### Materials provided
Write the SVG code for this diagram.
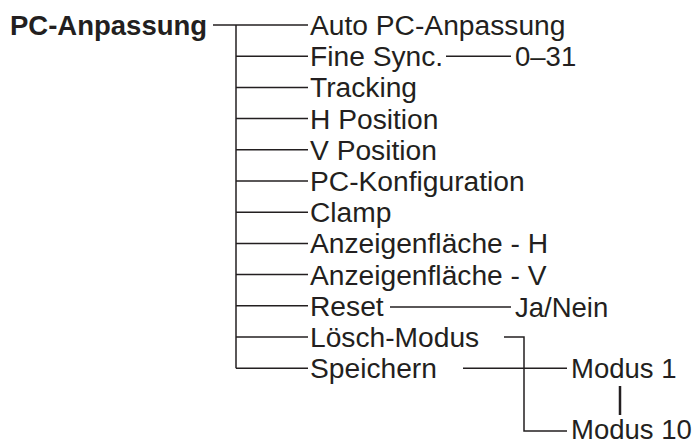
<svg xmlns="http://www.w3.org/2000/svg" width="696" height="445" viewBox="0 0 696 445">
<style>
text{font-family:"Liberation Sans",Arial,sans-serif;font-size:27.5px;fill:#231f20}
.b{font-weight:bold}
.i{font-size:28.2px}
.c line,.c path{stroke:#231f20;stroke-width:1.5;fill:none}
</style>
<rect width="696" height="445" fill="#fff"/>
<g class="c" id="connectors">
<line x1="213" y1="25" x2="308" y2="25"/>
<line x1="236" y1="25" x2="236" y2="368.3"/>
<line x1="236" y1="56.2" x2="308" y2="56.2"/>
<line x1="236" y1="87.4" x2="308" y2="87.4"/>
<line x1="236" y1="118.6" x2="308" y2="118.6"/>
<line x1="236" y1="149.8" x2="308" y2="149.8"/>
<line x1="236" y1="181" x2="308" y2="181"/>
<line x1="236" y1="212.2" x2="308" y2="212.2"/>
<line x1="236" y1="243.4" x2="308" y2="243.4"/>
<line x1="236" y1="274.6" x2="308" y2="274.6"/>
<line x1="236" y1="305.8" x2="308" y2="305.8"/>
<line x1="236" y1="337" x2="308" y2="337"/>
<line x1="236" y1="368.2" x2="308" y2="368.2"/>
<line x1="446" y1="56.2" x2="511" y2="56.2"/>
<line x1="390" y1="307" x2="511" y2="307"/>
<path d="M504 337 H524 V431 H567"/>
<line x1="463" y1="368.2" x2="567" y2="368.2"/>
<line x1="620" y1="386" x2="620" y2="415" style="stroke-width:2.5"/>
</g>
<g id="root"><text class="b" x="10" y="35">PC-Anpassung</text></g>
<g id="items" class="i">
<text class="i" x="310" y="35">Auto PC-Anpassung</text>
<text class="i" x="310" y="66.2">Fine Sync.</text>
<text class="i" x="310" y="97.4">Tracking</text>
<text class="i" x="310" y="128.6">H Position</text>
<text class="i" x="310" y="159.8">V Position</text>
<text class="i" x="310" y="191">PC-Konfiguration</text>
<text class="i" x="310" y="222.2">Clamp</text>
<text class="i" x="310" y="253.4">Anzeigenfläche - H</text>
<text class="i" x="310" y="284.6">Anzeigenfläche - V</text>
<text class="i" x="310" y="315.8">Reset</text>
<text class="i" x="310" y="347">Lösch-Modus</text>
<text class="i" x="310" y="378.2">Speichern</text>
</g>
<g id="values">
<text x="515" y="66.2">0–31</text>
<text x="515" y="317">Ja/Nein</text>
<text x="571" y="378.2">Modus 1</text>
<text x="571" y="439">Modus 10</text>
</g>
</svg>
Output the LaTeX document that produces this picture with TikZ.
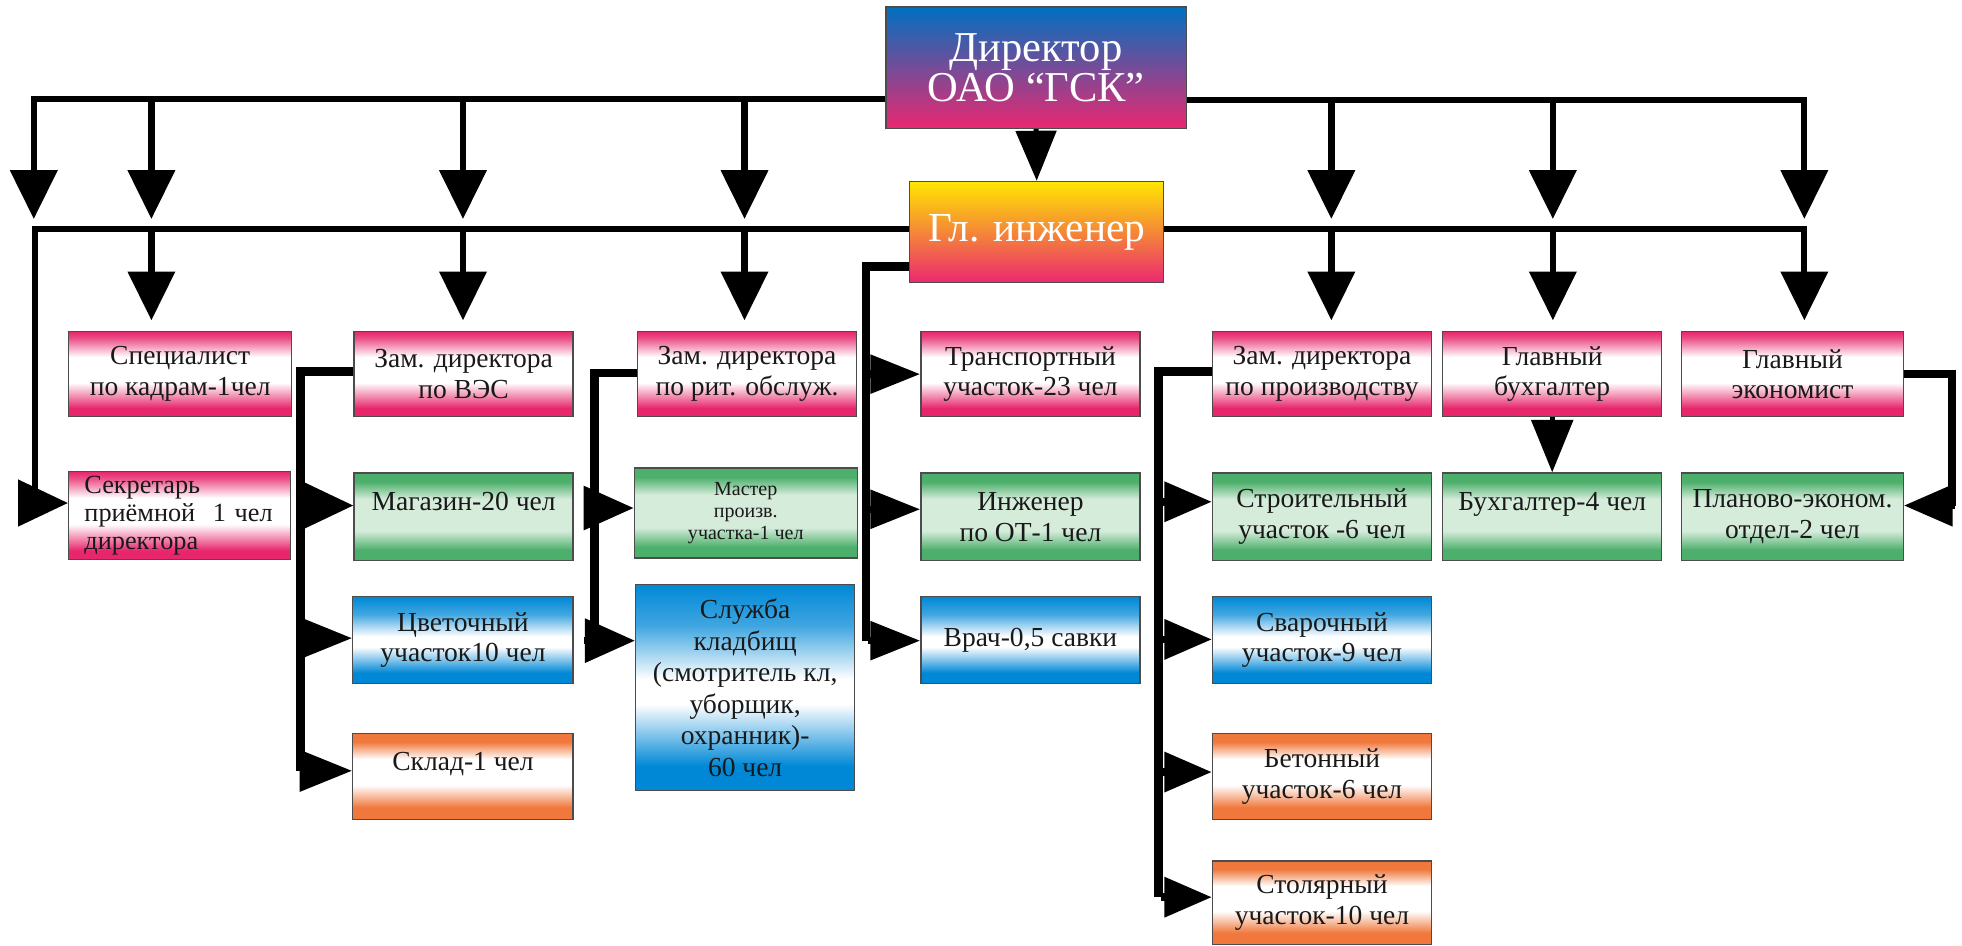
######
• Required work
Where a line of the material above holds the string "this", copy that line.

• Correct response
Write the SVG code for this diagram.
Output the LaTeX document that produces this picture with TikZ.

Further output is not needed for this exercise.